Pre-movie experience: before _Wonder Woman_

This is a report of my pre-movie experience at Wonder Woman last night. This post is not about the movie, and doesn't contain any spoilers.

I parked in the nearby lot under the freeway. It was mostly full; unsurprising for 7:00 on a Friday night. Probably the reason that the space I parked in was empty was that the car in the next space had a wheel mostly in my space. I wish people were more careful about how they park.

Not sure I've ever been inside the Grand Lake Theatre before. It's lovely! And there was a live organist!

We ended up sitting in the second-to-last row, because that was the only place we could find four seats together. But it turned out to be fine; a perfectly good view of the screen, and there were only a couple of lines in the movie that I couldn't hear, probably more due to my gradually deteriorating hearing than to any sound problems.

Speaking of sound: The audience was very noisy during the previews. The house lights stayed on, and the audience didn't seem interested in watching the previews; they just kept talking. There was a preview for Valerian, and one for Atomic Blonde, and maybe that was it? I forget.

I don't think I've ever before been in a theatre where I couldn't hear the “please silence your cell phones” announcement due to the audience still talking loudly. I was concerned that that would continue through the movie, but I needn't have worried; even the two guys next to me stopped talking as soon as the lights went down.

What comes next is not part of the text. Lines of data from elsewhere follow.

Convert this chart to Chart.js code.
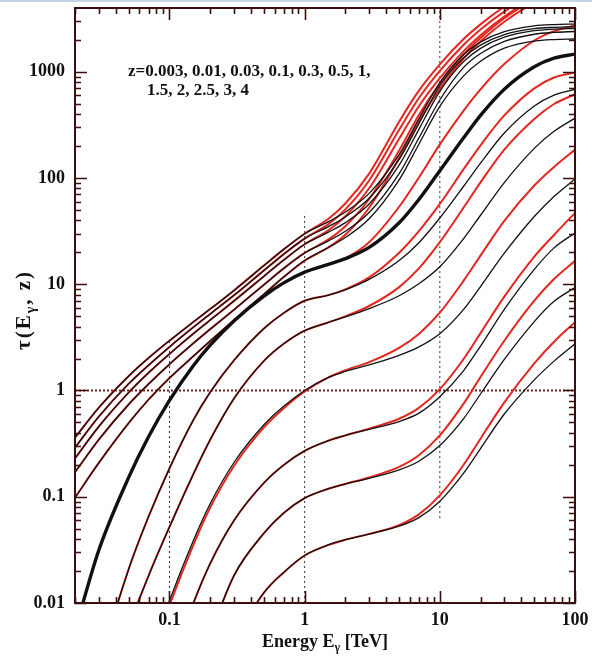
<!DOCTYPE html>
<html lang="en">
<head>
<meta charset="UTF-8">
<title>Optical depth vs energy</title>
<script src="https://cdn.jsdelivr.net/npm/chart.js@4"></script>
<style>
  html, body { margin: 0; padding: 0; background: #fff; }
  .wrap { position: relative; width: 592px; height: 657px; }
  .edge { position: absolute; left: 0; top: 0; width: 592px; height: 2px; background: #c3d4e6; }
  canvas { display: block; }
</style>
</head>
<body>
<div class="wrap">
  <canvas id="tau" width="592" height="657"></canvas>
  <div class="edge"></div>
</div>
<script>
// energy grid in TeV, shared by all curves
const energy = [0.02, 0.03, 0.05, 0.07, 0.1, 0.15, 0.2, 0.3, 0.5, 0.7, 1, 1.5, 2, 3, 5, 7, 10, 15, 20, 30, 50, 70, 100];

const redshifts = ['0.003', '0.01', '0.03', '0.1', '0.3', '0.5', '1', '1.5', '2', '2.5', '3', '4'];

// optical depth: black = one EBL model, red = the other
const black_z0003 = [1e-7, 5e-7, 3e-6, 1e-5, 1e-4, 5e-4, 0.0014, 0.0043, 0.0125, 0.0194, 0.028, 0.0352, 0.0394, 0.0446, 0.0528, 0.0636, 0.0908, 0.167, 0.284, 0.601, 1.26, 1.89, 2.75];
const red_z0003   = [1e-7, 5e-7, 3e-6, 1e-5, 1e-4, 5e-4, 0.0014, 0.0043, 0.0125, 0.0194, 0.028, 0.0352, 0.0394, 0.0447, 0.054, 0.0682, 0.103, 0.2, 0.352, 0.774, 1.8, 2.88, 4.4];

const black_z001 = [3e-7, 1.6e-6, 1.6e-5, 6e-5, 3e-4, 0.00166, 0.00494, 0.0181, 0.0454, 0.0703, 0.097, 0.119, 0.132, 0.149, 0.179, 0.216, 0.303, 0.544, 0.927, 1.96, 4.45, 6.9, 9.3];
const red_z001   = [3e-7, 1.6e-6, 1.6e-5, 6e-5, 3e-4, 0.00166, 0.00494, 0.0181, 0.0454, 0.0703, 0.097, 0.119, 0.132, 0.152, 0.191, 0.246, 0.378, 0.752, 1.34, 2.94, 7.0, 11.2, 16.6];

const black_z003 = [5e-6, 2e-5, 1.6e-4, 6e-4, 0.0023, 0.0099, 0.0235, 0.0597, 0.135, 0.199, 0.27, 0.337, 0.378, 0.43, 0.51, 0.612, 0.875, 1.54, 2.62, 5.8, 13.8, 22, 30.4];
const red_z003   = [5e-6, 2e-5, 1.6e-4, 6e-4, 0.0023, 0.0099, 0.0235, 0.0597, 0.135, 0.199, 0.27, 0.337, 0.378, 0.4375, 0.542, 0.686, 1.03, 1.98, 3.47, 7.64, 18.2, 29.1, 47];

const black_z01 = [2.5e-5, 1e-4, 7.6e-4, 0.0029, 0.0105, 0.0386, 0.086, 0.21, 0.476, 0.71, 1.0, 1.33, 1.51, 1.74, 2.14, 2.57, 3.42, 5.8, 9.5, 19.6, 43.4, 67, 98];
const red_z01   = [2.3e-5, 9e-5, 6.8e-4, 0.0026, 0.0095, 0.035, 0.079, 0.195, 0.45, 0.68, 0.98, 1.33, 1.55, 1.85, 2.52, 3.41, 5.4, 10.8, 18.6, 39.5, 85, 127, 185];

const black_z03 = [1e-4, 6e-4, 0.0058, 0.018, 0.052, 0.163, 0.344, 0.84, 1.9, 2.75, 3.66, 4.38, 4.92, 5.9, 7.8, 10.1, 14.6, 26.9, 44.6, 90.6, 190, 275, 366];
const red_z03   = [1e-4, 6e-4, 0.0058, 0.018, 0.052, 0.163, 0.344, 0.84, 1.9, 2.75, 3.66, 4.38, 4.99, 6.24, 9.4, 14.1, 24.9, 52.7, 91, 185, 360, 497, 615];

const black_z05 = [3.5e-4, 0.0025, 0.021, 0.065, 0.185, 0.526, 0.964, 1.92, 3.83, 5.36, 7.0, 7.9, 8.87, 11.1, 16.7, 24.6, 42, 83.6, 138, 265, 476, 603, 682];
const red_z05   = [3.5e-4, 0.0025, 0.021, 0.065, 0.185, 0.526, 0.964, 1.92, 3.83, 5.36, 7.0, 7.9, 8.95, 11.6, 19.8, 31.6, 57, 121, 203, 388, 698, 883, 984];

const black_z1 = [0.0055, 0.0314, 0.153, 0.367, 0.806, 1.71, 2.67, 4.52, 7.73, 10.3, 13.0, 15.4, 17.4, 22.2, 37.9, 62.8, 117, 239, 389, 686, 1114, 1340, 1466];
const red_z1   = [0.0055, 0.0314, 0.153, 0.367, 0.806, 1.71, 2.67, 4.52, 7.73, 10.3, 13.0, 15.4, 17.6, 24.9, 53.6, 101, 207, 431, 683, 1180, 1968, 2410, 2730];

const black_z15 = [0.098, 0.208, 0.495, 0.82, 1.31, 2.1, 2.92, 4.6, 8.07, 11.7, 16.7, 22.2, 27.5, 41.3, 96, 208, 473, 914, 1253, 1665, 1941, 2009, 2032];
const red_z15   = [0.098, 0.208, 0.495, 0.82, 1.31, 2.1, 2.92, 4.6, 8.07, 11.7, 16.7, 22.2, 29.2, 52.5, 154, 338, 690, 1330, 1933, 2958, 4457, 5360, 6070];

const black_z2 = [0.17, 0.345, 0.743, 1.15, 1.77, 2.78, 3.78, 5.76, 9.9, 14.1, 19.7, 25.6, 31.5, 47.3, 110, 238, 542, 1098, 1486, 1933, 2254, 2348, 2393];
const red_z2   = [0.17, 0.345, 0.743, 1.15, 1.77, 2.78, 3.78, 5.76, 9.9, 14.1, 19.7, 26.4, 35.2, 63.4, 181, 392, 773, 1452, 2080, 3184, 4800, 5770, 6530];

const black_z25 = [0.23, 0.458, 0.96, 1.47, 2.21, 3.42, 4.6, 6.97, 11.9, 16.9, 23.8, 30.9, 38, 57, 132, 287, 653, 1244, 1660, 2117, 2432, 2517, 2553];
const red_z25   = [0.23, 0.458, 0.96, 1.47, 2.21, 3.42, 4.6, 6.97, 11.9, 16.9, 23.8, 32.2, 43.6, 80, 234, 474, 870, 1563, 2208, 3311, 4932, 5875, 6590];

const black_z3 = [0.29, 0.567, 1.16, 1.73, 2.57, 3.93, 5.25, 7.87, 13.5, 19.2, 26.9, 34.9, 43, 64.4, 150, 324, 738, 1355, 1782, 2240, 2545, 2617, 2650];
const red_z3   = [0.29, 0.567, 1.16, 1.73, 2.57, 3.93, 5.25, 7.87, 13.5, 19.2, 26.9, 36.8, 50.6, 94.8, 284, 566, 1020, 1795, 2500, 3673, 5400, 6380, 7100];

const black_z4 = [0.36, 0.689, 1.37, 2.02, 2.94, 4.42, 5.84, 8.75, 15, 21.3, 29.9, 38.8, 47.8, 71.6, 166, 360, 791, 1450, 1900, 2380, 2700, 2780, 2810];
const red_z4   = [0.36, 0.689, 1.37, 2.02, 2.94, 4.42, 5.84, 8.75, 15, 21.3, 29.9, 41.3, 57.5, 110, 339, 664, 1175, 2032, 2790, 4100, 6030, 7130, 7940];

const blackSeries = [black_z0003, black_z001, black_z003, black_z01, black_z03, black_z05, black_z1, black_z15, black_z2, black_z25, black_z3, black_z4];
const redSeries   = [red_z0003, red_z001, red_z003, red_z01, red_z03, red_z05, red_z1, red_z15, red_z2, red_z25, red_z3, red_z4];

// dotted guide lines (endpoints in data units)
const guideE01 = [{ x: 0.1, y: 0.01 }, { x: 0.1, y: 3.0 }];
const guideE1  = [{ x: 1, y: 0.01 }, { x: 1, y: 47 }];
const guideE10 = [{ x: 10, y: 0.063 }, { x: 10, y: 3980 }];
const guideTau1 = [{ x: 0.02, y: 1 }, { x: 100, y: 1 }];

const xTickValues = [0.1, 1, 10, 100];
const xTickLabels = ['0.1', '1', '10', '100'];
const yTickValues = [0.01, 0.1, 1, 10, 100, 1000];
const yTickLabels = ['0.01', '0.1', '1', '10', '100', '1000'];

const SERIF = '"Liberation Serif", "DejaVu Serif", serif';
const AXIS = '#3a0e0e';

function toPoints(arr) {
    return energy.map((e, i) => ({ x: e, y: arr[i] }));
}

const datasets = [];
blackSeries.forEach((arr, i) => {
    datasets.push({
        label: 'z=' + redshifts[i] + ' (black)',
        data: toPoints(arr),
        borderColor: '#111111',
        borderWidth: redshifts[i] === '1' ? 3.4 : 1.3,
        pointRadius: 0,
        cubicInterpolationMode: 'monotone'
    });
});
redSeries.forEach((arr, i) => {
    datasets.push({
        label: 'z=' + redshifts[i] + ' (red)',
        data: toPoints(arr),
        borderColor: '#e3261f',
        borderWidth: 2,
        pointRadius: 0,
        cubicInterpolationMode: 'monotone'
    });
});
[guideE01, guideE1, guideE10].forEach((g) => {
    datasets.push({ data: g, borderColor: '#333333', borderWidth: 1, borderDash: [2, 3], pointRadius: 0 });
});
datasets.push({ data: guideTau1, borderColor: '#6e2020', borderWidth: 2, borderDash: [2, 2], pointRadius: 0 });

// frame, inward ticks, axis titles and the redshift note
const framePlugin = {
    id: 'frame',
    afterDraw(chart) {
        const { ctx, chartArea: a, scales: { x, y } } = chart;
        ctx.save();
        ctx.strokeStyle = AXIS;
        ctx.lineWidth = 2;
        ctx.strokeRect(a.left, a.top, a.right - a.left, a.bottom - a.top);

        ctx.lineWidth = 1.6;
        ctx.beginPath();
        for (let d = -2; d <= 3; d++) {
            for (let m = 1; m <= 9; m++) {
                const v = m * Math.pow(10, d);
                if (v < y.min || v > y.max) continue;
                const p = Math.round(y.getPixelForValue(v)) + 0.5;
                const len = m === 1 ? 12 : 6;
                ctx.moveTo(a.left, p); ctx.lineTo(a.left + len, p);
                ctx.moveTo(a.right, p); ctx.lineTo(a.right - len, p);
            }
        }
        for (let d = -2; d <= 2; d++) {
            for (let m = 1; m <= 9; m++) {
                const v = m * Math.pow(10, d);
                if (v < x.min || v > x.max) continue;
                const p = Math.round(x.getPixelForValue(v)) + 0.5;
                const len = m === 1 ? 12 : 6;
                ctx.moveTo(p, a.bottom); ctx.lineTo(p, a.bottom - len);
                ctx.moveTo(p, a.top); ctx.lineTo(p, a.top + len);
            }
        }
        ctx.stroke();

        ctx.fillStyle = '#111';
        ctx.textBaseline = 'alphabetic';

        // x title: Energy E_gamma [TeV]
        const big = 'bold 18px ' + SERIF, small = 'bold 12px ' + SERIF;
        ctx.font = big;
        const w1 = ctx.measureText('Energy E').width;
        const w3 = ctx.measureText(' [TeV]').width;
        ctx.font = small;
        const w2 = ctx.measureText('γ').width;
        let tx = (a.left + a.right) / 2 - (w1 + w2 + w3) / 2;
        const ty = 647;
        ctx.font = big; ctx.fillText('Energy E', tx, ty); tx += w1;
        ctx.font = small; ctx.fillText('γ', tx, ty + 4); tx += w2;
        ctx.font = big; ctx.fillText(' [TeV]', tx, ty);

        // y title: tau(E_gamma, z)
        ctx.save();
        ctx.translate(30, 310);
        ctx.rotate(-Math.PI / 2);
        ctx.letterSpacing = '2px';
        const yb = 'bold 21px ' + SERIF, ys = 'bold 14px ' + SERIF;
        ctx.font = yb;
        const u1 = ctx.measureText('τ(E').width;
        const u3 = ctx.measureText(', z)').width;
        ctx.font = ys;
        const u2 = ctx.measureText('γ').width;
        let ux = -(u1 + u2 + u3) / 2;
        ctx.font = yb; ctx.fillText('τ(E', ux, 0); ux += u1;
        ctx.font = ys; ctx.fillText('γ', ux, 5); ux += u2;
        ctx.font = yb; ctx.fillText(', z)', ux, 0);
        ctx.restore();

        // redshift list
        ctx.font = 'bold 17px ' + SERIF;
        ctx.fillText('z=0.003, 0.01, 0.03, 0.1, 0.3, 0.5, 1,', 128, 76);
        ctx.fillText('1.5, 2, 2.5, 3, 4', 147, 95);
        ctx.restore();
    }
};

new Chart(document.getElementById('tau'), {
    type: 'line',
    data: { datasets: datasets },
    options: {
        responsive: false,
        animation: false,
        events: [],
        layout: { padding: { top: 8, right: 17, bottom: 0, left: 0 } },
        plugins: { legend: { display: false }, tooltip: { enabled: false } },
        scales: {
            x: {
                type: 'logarithmic',
                min: 0.02,
                max: 100,
                afterFit: (s) => { s.height = 54; s.paddingLeft = 0; s.paddingRight = 0; },
                afterBuildTicks: (s) => { s.ticks = xTickValues.map((v) => ({ value: v })); },
                grid: { display: false, drawTicks: false },
                border: { display: false },
                ticks: {
                    padding: 7,
                    maxRotation: 0,
                    autoSkip: false,
                    color: '#111',
                    font: { family: SERIF, weight: 'bold', size: 18 },
                    callback: (v, i) => xTickLabels[i]
                }
            },
            y: {
                type: 'logarithmic',
                min: 0.01,
                max: 3980,
                afterFit: (s) => { s.width = 75; s.paddingTop = 0; s.paddingBottom = 0; },
                afterBuildTicks: (s) => { s.ticks = yTickValues.map((v) => ({ value: v })); },
                grid: { display: false, drawTicks: false },
                border: { display: false },
                ticks: {
                    padding: 10,
                    autoSkip: false,
                    color: '#111',
                    font: { family: SERIF, weight: 'bold', size: 18 },
                    callback: (v, i) => yTickLabels[i]
                }
            }
        }
    },
    plugins: [framePlugin]
});
</script>
</body>
</html>
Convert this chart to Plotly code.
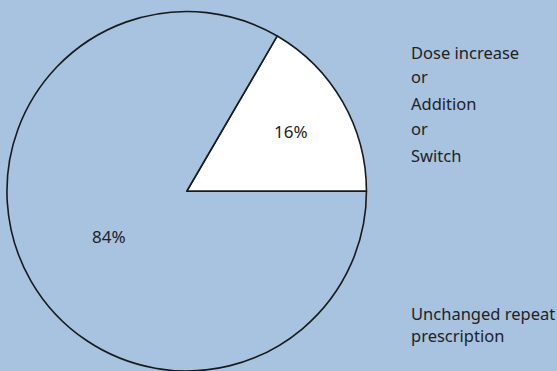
import plotly.graph_objects as go

categories = ["Dose increase or Addition or Switch", "Unchanged repeat prescription"]
values = [16.6, 83.4]
slice_colors = ["#ffffff", "#a7c3df"]
pct_labels = ["16%", "84%"]
label_lines_a = ["Dose increase", "or", "Addition", "or", "Switch"]
label_lines_b = ["Unchanged repeat", "prescription"]

BG = "#a7c3df"
FONT = "Noto Sans, Open Sans, sans-serif"

fig = go.Figure()
fig.add_trace(go.Pie(
    labels=categories,
    values=values,
    text=pct_labels,
    textinfo="text",
    textposition="inside",
    insidetextorientation="horizontal",
    sort=False,
    direction="counterclockwise",
    rotation=90 - 360 * values[0] / sum(values),
    marker=dict(colors=slice_colors, line=dict(color="#1a1a1a", width=1.6)),
    textfont=dict(family=FONT, size=17, color="#222222"),
    domain=dict(x=[6.7/557, 366.7/557], y=[0.0, 0.969]),
    showlegend=False,
    hoverinfo="label+percent",
))

ys_a = [52, 77, 103, 129, 155]
for t, y in zip(label_lines_a, ys_a):
    fig.add_annotation(x=409/557, y=1 - y/371, xref="paper", yref="paper",
                       text=t, showarrow=False, xanchor="left", yanchor="middle",
                       font=dict(family=FONT, size=16.5, color="#222222"))
ys_b = [313, 335]
for t, y in zip(label_lines_b, ys_b):
    fig.add_annotation(x=409/557, y=1 - y/371, xref="paper", yref="paper",
                       text=t, showarrow=False, xanchor="left", yanchor="middle",
                       font=dict(family=FONT, size=16.5, color="#222222"))

fig.update_layout(
    width=557, height=371,
    margin=dict(l=0, r=0, t=0, b=0),
    paper_bgcolor=BG, plot_bgcolor=BG,
)
fig.write_html("out.html")
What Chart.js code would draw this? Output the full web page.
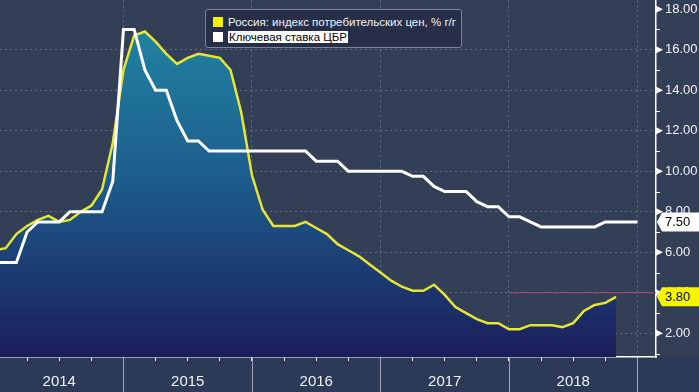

So the lights went down, and there were scenes of male soldiers on a beach, and it fairly quickly became clear to me that the setting was Dunkirk, in WWII, and I was really confused, because I had thought Wonder Woman was set during WWI. And I was kind of annoyed that the opening featured a whole lot of men and no women. (Okay, one woman, possibly a nurse, in a medium shot of the deck of a ship.) And the Dunkirk scenes went on and on, and I was guessing that sooner or later we would see Steve Trevor shot down in a plane, but I couldn't figure out who all these other guys were or why we were getting so much focus on them.

And then, after what I learned this morning was seven minutes of all that, the word “DUNKIRK” appeared on the screen in big letters, and I still thought it was a place-setting title card, and then it became clear that what we had just watched was a seven-minute trailer for a completely unrelated war movie, all about men.

Someone nearby muttered, “Psych!”

And then Wonder Woman began.

And I gotta say:

Dear Grand Lake Theatre: you have a lovely theatre, but that was not really the best possible way to start your movie.

Also: Dear Christopher Nolan: a seven-minute trailer is kind of excessive, and giving no indication at the start that it is a trailer is pretty annoying.